Not Haitham Aouda Abdul-Nabi, a 23-year-old co-owner of a convenience store. When he showed up at a Sadr City secondary school to vote, he said: "More than 90 percent of Iraq's Shiites support the constitution, but not me."

Why? Because he is tired of the chaos that has followed Saddam's ouster: killings by Sunni-led insurgents, fighting between rebels and U.S. troops, squabbling in Iraq's mostly Shiite and Kurdish government, and nearly daily power outages in the capital.

"Only force can bring results with a people like us in Iraq," he said. "Unfortunately, we need someone like Saddam. This government is too weak."
I was flabberghasted at the article. It omitted any mention of all of the determination of the Iraqi people in voting in the first election, any mention of the complicated negotiations on the constitution, any mention of the large numbers of Iraqis who are trying to form a government while being targeted by killers, and any mention of the fact that some large Sunni political organizations were recommending a "yes" vote. It seemed to me to be a determined attempt to convey the impression that Iraqis neither want nor are capable of a representative government.

I had given up any faint hope that the US press might ever concede that the US military might be an effective and humane fighting force. However, the US press now seems almost to have declared a propaganda war against the majority of Iraqis who do want a decent government, who endured great suffering under Saddam Hussein, and who have been doing their utmost to move ahead in the face of determined terrorist attacks. Not a word about their courage, not a word about their suffering, and no willingness to concede the progress they are making. This is disgusting.


Comments:
I have lost all hope for the MSM, and hold a greater respect for our troops. God Bless American and God Bless the brave Iraqis.
 
America, I mean.
 
Stan, it's hard to read this sort of thing and not feel great uneasiness.

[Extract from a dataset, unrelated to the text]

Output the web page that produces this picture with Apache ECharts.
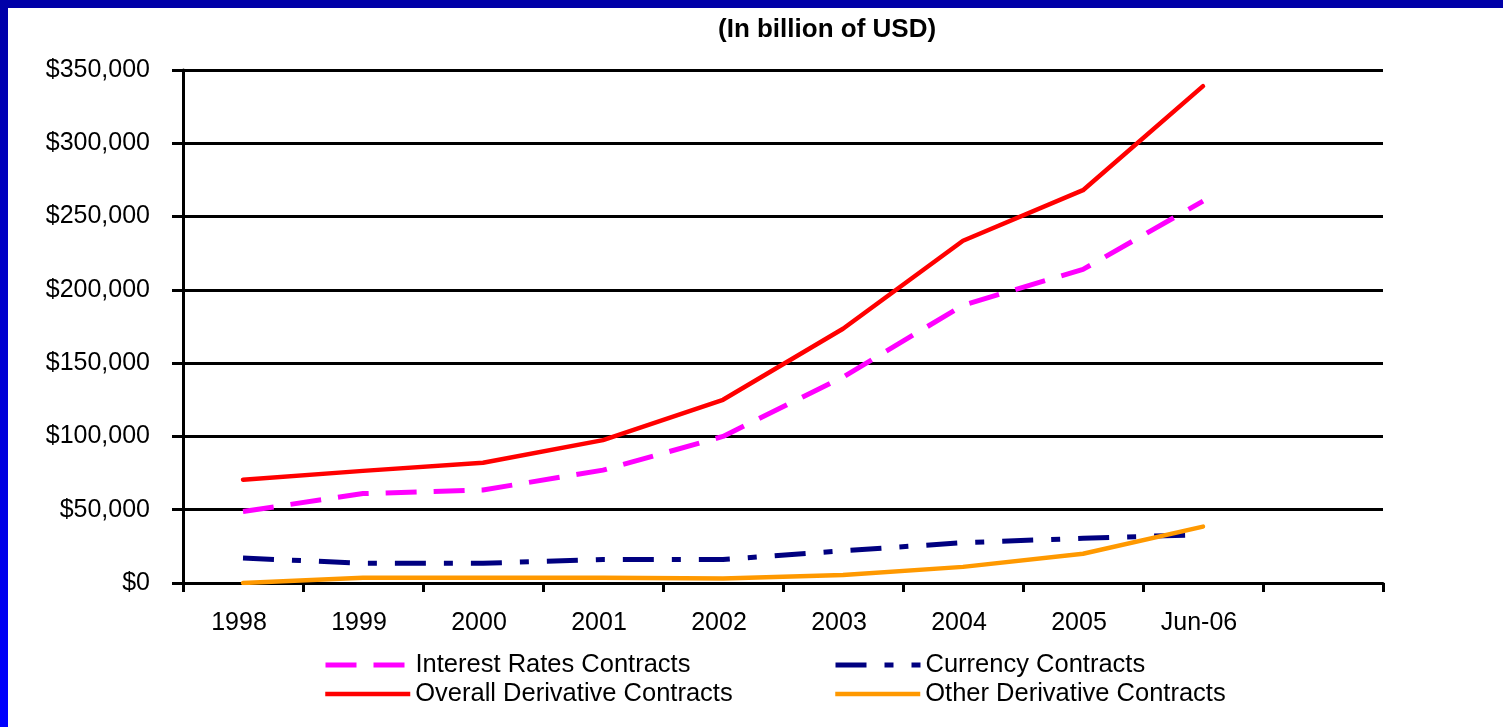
<!DOCTYPE html>
<html>
<head>
<meta charset="utf-8">
<title>Derivative Contracts</title>
<script src="https://cdn.jsdelivr.net/npm/echarts@6/dist/echarts.min.js"></script>
<style>
  html, body { margin: 0; padding: 0; background: #ffffff; }
  #chart { width: 1503px; height: 727px; }
</style>
</head>
<body>
<div id="chart"></div>
<script>
// Notional amounts outstanding, in billion of USD
const categories = ['1998', '1999', '2000', '2001', '2002', '2003', '2004', '2005', 'Jun-06', ''];
const interestRates = [48800, 61000, 63500, 77000, 100000, 140500, 189500, 214000, 260500];
const currency      = [17000, 13500, 13500, 16000, 16000, 22000, 27500, 30500, 33000];
const overall       = [70500, 76500, 82000, 97500, 125000, 173500, 233500, 268000, 339000];
const other         = [0, 3500, 3500, 3500, 3000, 5500, 11000, 20000, 38500];

const FONT = 'Arial, "Liberation Sans", Helvetica, sans-serif';

function dollars(v) {
  return '$' + String(v).replace(/\B(?=(\d{3})+(?!\d))/g, ',');
}

const chart = echarts.init(document.getElementById('chart'), null, { renderer: 'canvas' });

// Legend entries show only the series line (no marker), at full stroke width
const legendBase = {
  orient: 'horizontal',
  padding: 0,
  itemWidth: 85,
  itemHeight: 14,
  itemGap: 0,
  itemStyle: { opacity: 0 },
  lineStyle: { width: 'inherit', type: 'inherit', cap: 'butt' },
  textStyle: { fontFamily: FONT, fontSize: 25.5, color: '#000000' },
  selectedMode: false
};

chart.setOption({
  backgroundColor: '#ffffff',
  animation: false,
  title: {
    text: '(In billion of USD)',
    left: 718,
    top: 17,
    padding: 0,
    textStyle: { fontFamily: FONT, fontSize: 26, fontWeight: 'bold', color: '#000000' }
  },
  graphic: [
    {
      type: 'rect', left: 0, top: 0, z: 100,
      shape: { width: 1503, height: 8 },
      style: { fill: '#0000A8' }
    },
    {
      type: 'rect', left: 0, top: 0, z: 100,
      shape: { width: 8, height: 727 },
      style: {
        fill: new echarts.graphic.LinearGradient(0, 0, 0, 1, [
          { offset: 0, color: '#0000A8' },
          { offset: 1, color: '#0000FF' }
        ])
      }
    }
  ],
  legend: [
    Object.assign({}, legendBase, { left: 323, top: 652, data: ['Interest Rates Contracts'] }),
    Object.assign({}, legendBase, { left: 323, top: 681, data: ['Overall Derivative Contracts'] }),
    Object.assign({}, legendBase, { left: 833, top: 652, data: ['Currency Contracts'] }),
    Object.assign({}, legendBase, { left: 833, top: 681, data: ['Other Derivative Contracts'] })
  ],
  grid: { left: 183, right: 120, top: 70, bottom: 144, containLabel: false },
  xAxis: {
    type: 'category',
    data: categories,
    boundaryGap: true,
    axisLine: { show: true, lineStyle: { color: '#000000', width: 3 } },
    axisTick: { show: true, interval: 0, length: 9, lineStyle: { color: '#000000', width: 3 } },
    axisLabel: {
      interval: 0, margin: 28, padding: [0, 8, 0, 0],
      fontFamily: FONT, fontSize: 25, color: '#000000'
    },
    splitLine: { show: false }
  },
  yAxis: {
    type: 'value',
    min: 0,
    max: 350000,
    interval: 50000,
    axisLine: { show: true, lineStyle: { color: '#000000', width: 3 } },
    axisTick: { show: true, length: 11, lineStyle: { color: '#000000', width: 3 } },
    axisLabel: { margin: 33, fontFamily: FONT, fontSize: 25, color: '#000000', formatter: dollars },
    splitLine: { show: true, lineStyle: { color: '#000000', width: 3.2 } }
  },
  series: [
    {
      name: 'Interest Rates Contracts',
      type: 'line',
      data: interestRates,
      symbol: 'none',
      lineStyle: { color: '#FF00FF', width: 5, type: [31, 17] },
      itemStyle: { color: '#FF00FF' },
      z: 3
    },
    {
      name: 'Currency Contracts',
      type: 'line',
      data: currency,
      symbol: 'none',
      lineStyle: { color: '#000080', width: 5, type: [31, 18, 9, 18] },
      itemStyle: { color: '#000080' },
      z: 3
    },
    {
      name: 'Overall Derivative Contracts',
      type: 'line',
      data: overall,
      symbol: 'none',
      lineStyle: { color: '#FF0000', width: 4.5, cap: 'round', join: 'round' },
      itemStyle: { color: '#FF0000' },
      z: 4
    },
    {
      name: 'Other Derivative Contracts',
      type: 'line',
      data: other,
      symbol: 'none',
      lineStyle: { color: '#FF9900', width: 4.5, cap: 'round', join: 'round' },
      itemStyle: { color: '#FF9900' },
      z: 4
    }
  ]
});
</script>
</body>
</html>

Does the media hate the US armed forces so much that they can't even let the Iraqis succeed? They may hate Bush, but they seem to hate the Army, Navy, Airforce and Marines even more.
 
I for one, have to admire the MSM on this matter.

With an institutionalized aversion to reality and a clearly defined agenda, they are still willing to go down with the ship.
 
SC&A, that's fine. But they shouldn't be trying to take the Iraqis down with them. The last time they seemed sympathetic to these people was when Saddam Hussein was marching them in parades with dead babies taken out of freezers.
 
You know, you raise agood point- but in the end, they won't be dragging the Iraqis down with them.

The Iraqis will ignore them- as they do now. A read of the Iraqi bloggers will confirm that.
 
MOM:

I was entranced by this quote:

"This is not democracy," Youssef Ibrahim al-Shimiri, 76, a retired male nurse said after voting "no" in a mostly Sunni Arab area of Baghdad."

With all due respect to Mr. al-Shimiri, but an 18 year old American voting for the first time next year has more hands-on experience with democracy than he does, despite his advanced age.

One wonders if some Western reporter didn't have his hand up the old gent's keester to ventriloquize this screed:

"There can be no democracy if it arrives on tanks, and children and women are killed every day," he said, referring to the U.S.-led invasion in 2003."